# [WHAT TO DO]
The lines to extract run from the first line of the material below to the line containing "ax.spines[side].set_linewidth(1.2)", both included; leave the pictures behind.

# [GIVEN MATERIAL]
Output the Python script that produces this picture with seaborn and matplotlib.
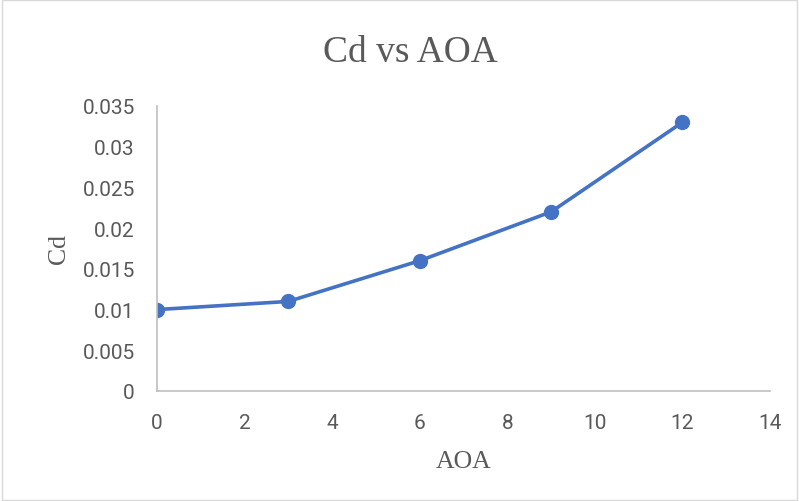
import pandas as pd
import matplotlib.pyplot as plt
import seaborn as sb
from matplotlib.patches import Rectangle

# data
aoa = [0, 3, 6, 9, 12]
cd = [0.010, 0.011, 0.016, 0.022, 0.033]
xticks = [0, 2, 4, 6, 8, 10, 12, 14]
yticks = [0, 0.005, 0.01, 0.015, 0.02, 0.025, 0.03, 0.035]
ytick_labels = ['0', '0.005', '0.01', '0.015', '0.02', '0.025', '0.03', '0.035']

df = pd.DataFrame({'AOA': aoa, 'Cd': cd})

sb.set_style('white')
grey = '#595959'

fig = plt.figure(figsize=(7.99, 5.02), dpi=100)
ax = fig.add_axes([157 / 799, 110 / 502, (770 - 157) / 799, (392 - 107) / 502])

sb.lineplot(data=df, x='AOA', y='Cd', ax=ax, color='#4472C4', linewidth=2.6,
            marker='o', markersize=11, markeredgewidth=0)

ax.set_xlim(0, 14)
ax.set_ylim(0, 0.035)
ax.set_xticks(xticks)
ax.set_yticks(yticks)
ax.set_yticklabels(ytick_labels)
ax.tick_params(length=0, labelsize=15, labelcolor=grey)
ax.tick_params(axis='y', pad=16)
ax.tick_params(axis='x', pad=16)
for lab in ax.get_xticklabels() + ax.get_yticklabels():
    lab.set_fontfamily('Roboto')

# spines like Excel
for side in ['top', 'right']:
    ax.spines[side].set_visible(False)
for side in ['left', 'bottom']:
    ax.spines[side].set_color('#bfbfbf')
    ax.spines[side].set_linewidth(1.2)

serif = 'Liberation Serif'
ax.set_xlabel('AOA', fontsize=18.5, color=grey, family=serif, labelpad=13)
ax.set_ylabel('Cd', fontsize=18.5, color=grey, family=serif, labelpad=9)
fig.text(0.513, 0.895, 'Cd vs AOA', ha='center', va='center',
         fontsize=27, color=grey, family=serif)

# outer chart border
fig.patches.append(Rectangle((0.002, 0.002), 0.996, 0.996, transform=fig.transFigure,
                             fill=False, edgecolor='#d9d9d9', linewidth=1))

fig.savefig('out.png', dpi=100)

# [EXPECTED ANSWER]
Output the Python script that produces this picture with seaborn and matplotlib.
import pandas as pd
import matplotlib.pyplot as plt
import seaborn as sb
from matplotlib.patches import Rectangle

# data
aoa = [0, 3, 6, 9, 12]
cd = [0.010, 0.011, 0.016, 0.022, 0.033]
xticks = [0, 2, 4, 6, 8, 10, 12, 14]
yticks = [0, 0.005, 0.01, 0.015, 0.02, 0.025, 0.03, 0.035]
ytick_labels = ['0', '0.005', '0.01', '0.015', '0.02', '0.025', '0.03', '0.035']

df = pd.DataFrame({'AOA': aoa, 'Cd': cd})

sb.set_style('white')
grey = '#595959'

fig = plt.figure(figsize=(7.99, 5.02), dpi=100)
ax = fig.add_axes([157 / 799, 110 / 502, (770 - 157) / 799, (392 - 107) / 502])

sb.lineplot(data=df, x='AOA', y='Cd', ax=ax, color='#4472C4', linewidth=2.6,
            marker='o', markersize=11, markeredgewidth=0)

ax.set_xlim(0, 14)
ax.set_ylim(0, 0.035)
ax.set_xticks(xticks)
ax.set_yticks(yticks)
ax.set_yticklabels(ytick_labels)
ax.tick_params(length=0, labelsize=15, labelcolor=grey)
ax.tick_params(axis='y', pad=16)
ax.tick_params(axis='x', pad=16)
for lab in ax.get_xticklabels() + ax.get_yticklabels():
    lab.set_fontfamily('Roboto')

# spines like Excel
for side in ['top', 'right']:
    ax.spines[side].set_visible(False)
for side in ['left', 'bottom']:
    ax.spines[side].set_color('#bfbfbf')
    ax.spines[side].set_linewidth(1.2)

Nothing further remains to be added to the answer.